All the data must come back unchanged, except that pictures are left out.

——

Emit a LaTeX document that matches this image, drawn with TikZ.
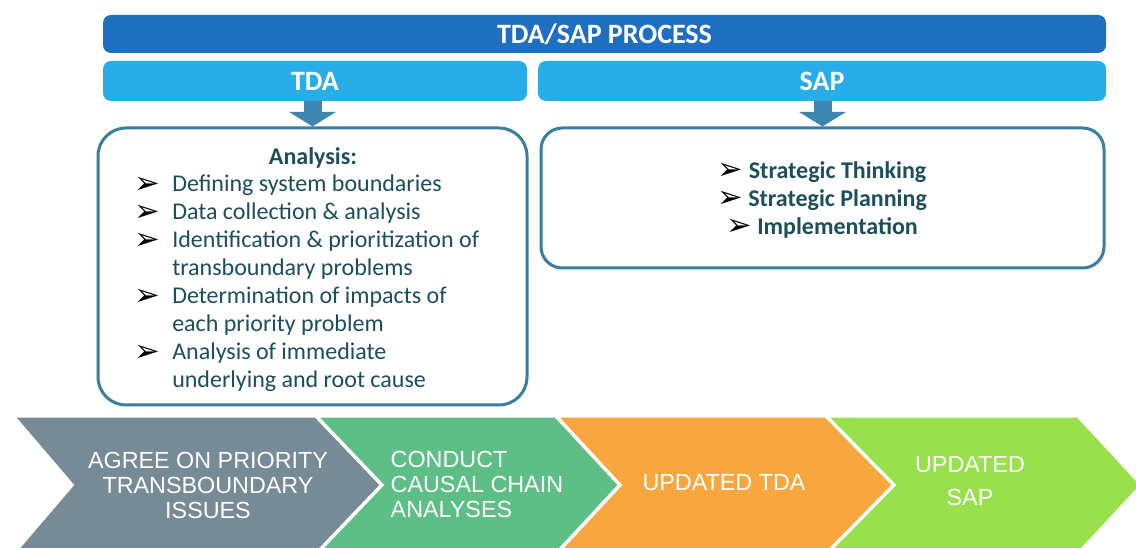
\documentclass[tikz,border=0pt]{standalone}
\usepackage{fontspec}
\setmainfont{Carlito}
\newfontfamily\chevfont{Liberation Sans}
\newfontfamily\dingfont{DejaVu Sans}
\usetikzlibrary{arrows.meta}

\definecolor{processblue}{HTML}{1F6FC0}
\definecolor{stepblue}{HTML}{29ADE8}
\definecolor{arrowblue}{HTML}{3C86B0}
\definecolor{panelline}{HTML}{3A7E9E}
\definecolor{paneltext}{HTML}{1D4E5C}
\definecolor{chevgray}{HTML}{778B97}
\definecolor{chevgreen}{HTML}{5DBE86}
\definecolor{chevorange}{HTML}{F8A73E}
\definecolor{chevlime}{HTML}{98E04C}

\newcommand{\bul}{\raisebox{-1pt}{\color{black}\dingfont\fontsize{23}{23}\selectfont ➢}}
\newcommand{\itm}{\makebox[28.5pt][l]{\bul}}

\begin{document}
\begin{tikzpicture}
  [x=0.75pt,y=-0.75pt,
   bar/.style={rounded corners=6pt,fill=#1,text=white,inner sep=0pt,
     font=\fontsize{21}{21}\selectfont\bfseries},
   panel/.style={draw=panelline,line width=2.25pt,fill=white,inner sep=0pt},
   paneltxt/.style={text=paneltext,inner sep=0pt,font=\fontsize{18}{21}\selectfont},
   downarrow/.style={draw=arrowblue,line width=13.5pt,-{Triangle[width=35pt,length=11pt]}},
   chev/.style={fill=#1,draw=white,line width=2.5pt,line join=miter},
   chevtext/.style={text=white,align=center,font=\chevfont\fontsize{17.5}{18.75}\selectfont}]

  \useasboundingbox (0,0) rectangle (1136,548);

  % header bars
  \node[bar=processblue,minimum width=752.25pt,minimum height=28.5pt] (process) at (604.5,34) {TDA/SAP PROCESS};
  \node[bar=stepblue,minimum width=318pt,minimum height=30pt] (tda) at (315,81) {TDA};
  \node[bar=stepblue,minimum width=426pt,minimum height=30pt] (sap) at (822,81) {SAP};

  % the two content panels
  \node[panel,rounded corners=21pt,minimum width=321.75pt,minimum height=207.75pt] (lbox) at (312.5,266.5) {};
  \node[panel,rounded corners=16pt,minimum width=422.25pt,minimum height=105pt] (rbox) at (822.5,198) {};

  \foreach \from/\to in {tda/lbox,sap/rbox}
    \draw[downarrow] (\from.south -| \to.north) -- (\to.north);

  \node[paneltxt,font=\fontsize{18}{21}\selectfont\bfseries] (analysis) at (313,158) {Analysis:};
  \node[paneltxt,anchor=north west] (tdalist) at (134,172) {%
    \begin{tabular}{@{}l@{}}
      \itm Defining system boundaries\\
      \itm Data collection \& analysis\\
      \itm Identification \& prioritization of\\
      \hspace*{28.5pt}transboundary problems\\
      \itm Determination of impacts of\\
      \hspace*{28.5pt}each priority problem\\
      \itm Analysis of immediate\\
      \hspace*{28.5pt}underlying and root cause
    \end{tabular}};
  \node[paneltxt,font=\fontsize{18}{21}\selectfont\bfseries] (saplist) at (822,201) {%
    \begin{tabular}{@{}c@{}}
      \bul{} Strategic Thinking\\
      \bul{} Strategic Planning\\
      \bul{} Implementation
    \end{tabular}};

  % process chevrons
  \draw[chev=chevgray]   (13,416) -- (316,416) -- (382,485) -- (316,554) -- (13,554) -- (72,485) -- cycle;
  \draw[chev=chevgreen]  (316,416) -- (556,416) -- (620,485) -- (556,554) -- (316,554) -- (382,485) -- cycle;
  \draw[chev=chevorange] (556,416) -- (826,416) -- (894,485) -- (826,554) -- (556,554) -- (620,485) -- cycle;
  \draw[chev=chevlime]   (826,416) -- (1078,416) -- (1142,485) -- (1078,554) -- (826,554) -- (894,485) -- cycle;

  \node[chevtext] (agree) at (208,485) {AGREE ON PRIORITY\\TRANSBOUNDARY\\ISSUES};
  \node[chevtext,align=left,anchor=west] (conduct) at (386,484) {CONDUCT\\CAUSAL CHAIN\\ANALYSES};
  \node[chevtext] (updtda) at (724,483) {UPDATED TDA};
  \node[chevtext,font=\chevfont\fontsize{17.5}{24.75}\selectfont] (updsap) at (970,481) {UPDATED\\SAP};
\end{tikzpicture}
\end{document}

——

### Finished task
Emit a LaTeX document that matches this image, drawn with TikZ.
\documentclass[tikz,border=0pt]{standalone}
\usepackage{fontspec}
\setmainfont{Carlito}
\newfontfamily\chevfont{Liberation Sans}
\newfontfamily\dingfont{DejaVu Sans}
\usetikzlibrary{arrows.meta}

\definecolor{processblue}{HTML}{1F6FC0}
\definecolor{stepblue}{HTML}{29ADE8}
\definecolor{arrowblue}{HTML}{3C86B0}
\definecolor{panelline}{HTML}{3A7E9E}
\definecolor{paneltext}{HTML}{1D4E5C}
\definecolor{chevgray}{HTML}{778B97}
\definecolor{chevgreen}{HTML}{5DBE86}
\definecolor{chevorange}{HTML}{F8A73E}
\definecolor{chevlime}{HTML}{98E04C}

\newcommand{\bul}{\raisebox{-1pt}{\color{black}\dingfont\fontsize{23}{23}\selectfont ➢}}
\newcommand{\itm}{\makebox[28.5pt][l]{\bul}}

\begin{document}
\begin{tikzpicture}
  [x=0.75pt,y=-0.75pt,
   bar/.style={rounded corners=6pt,fill=#1,text=white,inner sep=0pt,
     font=\fontsize{21}{21}\selectfont\bfseries},
   panel/.style={draw=panelline,line width=2.25pt,fill=white,inner sep=0pt},
   paneltxt/.style={text=paneltext,inner sep=0pt,font=\fontsize{18}{21}\selectfont},
   downarrow/.style={draw=arrowblue,line width=13.5pt,-{Triangle[width=35pt,length=11pt]}},
   chev/.style={fill=#1,draw=white,line width=2.5pt,line join=miter},
   chevtext/.style={text=white,align=center,font=\chevfont\fontsize{17.5}{18.75}\selectfont}]

  \useasboundingbox (0,0) rectangle (1136,548);

  % header bars
  \node[bar=processblue,minimum width=752.25pt,minimum height=28.5pt] (process) at (604.5,34) {TDA/SAP PROCESS};
  \node[bar=stepblue,minimum width=318pt,minimum height=30pt] (tda) at (315,81) {TDA};
  \node[bar=stepblue,minimum width=426pt,minimum height=30pt] (sap) at (822,81) {SAP};

  % the two content panels
  \node[panel,rounded corners=21pt,minimum width=321.75pt,minimum height=207.75pt] (lbox) at (312.5,266.5) {};
  \node[panel,rounded corners=16pt,minimum width=422.25pt,minimum height=105pt] (rbox) at (822.5,198) {};

  \foreach \from/\to in {tda/lbox,sap/rbox}
    \draw[downarrow] (\from.south -| \to.north) -- (\to.north);

  \node[paneltxt,font=\fontsize{18}{21}\selectfont\bfseries] (analysis) at (313,158) {Analysis:};
  \node[paneltxt,anchor=north west] (tdalist) at (134,172) {%
    \begin{tabular}{@{}l@{}}
      \itm Defining system boundaries\\
      \itm Data collection \& analysis\\
      \itm Identification \& prioritization of\\
      \hspace*{28.5pt}transboundary problems\\
      \itm Determination of impacts of\\
      \hspace*{28.5pt}each priority problem\\
      \itm Analysis of immediate\\
      \hspace*{28.5pt}underlying and root cause
    \end{tabular}};
  \node[paneltxt,font=\fontsize{18}{21}\selectfont\bfseries] (saplist) at (822,201) {%
    \begin{tabular}{@{}c@{}}
      \bul{} Strategic Thinking\\
      \bul{} Strategic Planning\\
      \bul{} Implementation
    \end{tabular}};

  % process chevrons
  \draw[chev=chevgray]   (13,416) -- (316,416) -- (382,485) -- (316,554) -- (13,554) -- (72,485) -- cycle;
  \draw[chev=chevgreen]  (316,416) -- (556,416) -- (620,485) -- (556,554) -- (316,554) -- (382,485) -- cycle;
  \draw[chev=chevorange] (556,416) -- (826,416) -- (894,485) -- (826,554) -- (556,554) -- (620,485) -- cycle;
  \draw[chev=chevlime]   (826,416) -- (1078,416) -- (1142,485) -- (1078,554) -- (826,554) -- (894,485) -- cycle;

  \node[chevtext] (agree) at (208,485) {AGREE ON PRIORITY\\TRANSBOUNDARY\\ISSUES};
  \node[chevtext,align=left,anchor=west] (conduct) at (386,484) {CONDUCT\\CAUSAL CHAIN\\ANALYSES};
  \node[chevtext] (updtda) at (724,483) {UPDATED TDA};
  \node[chevtext,font=\chevfont\fontsize{17.5}{24.75}\selectfont] (updsap) at (970,481) {UPDATED\\SAP};
\end{tikzpicture}
\end{document}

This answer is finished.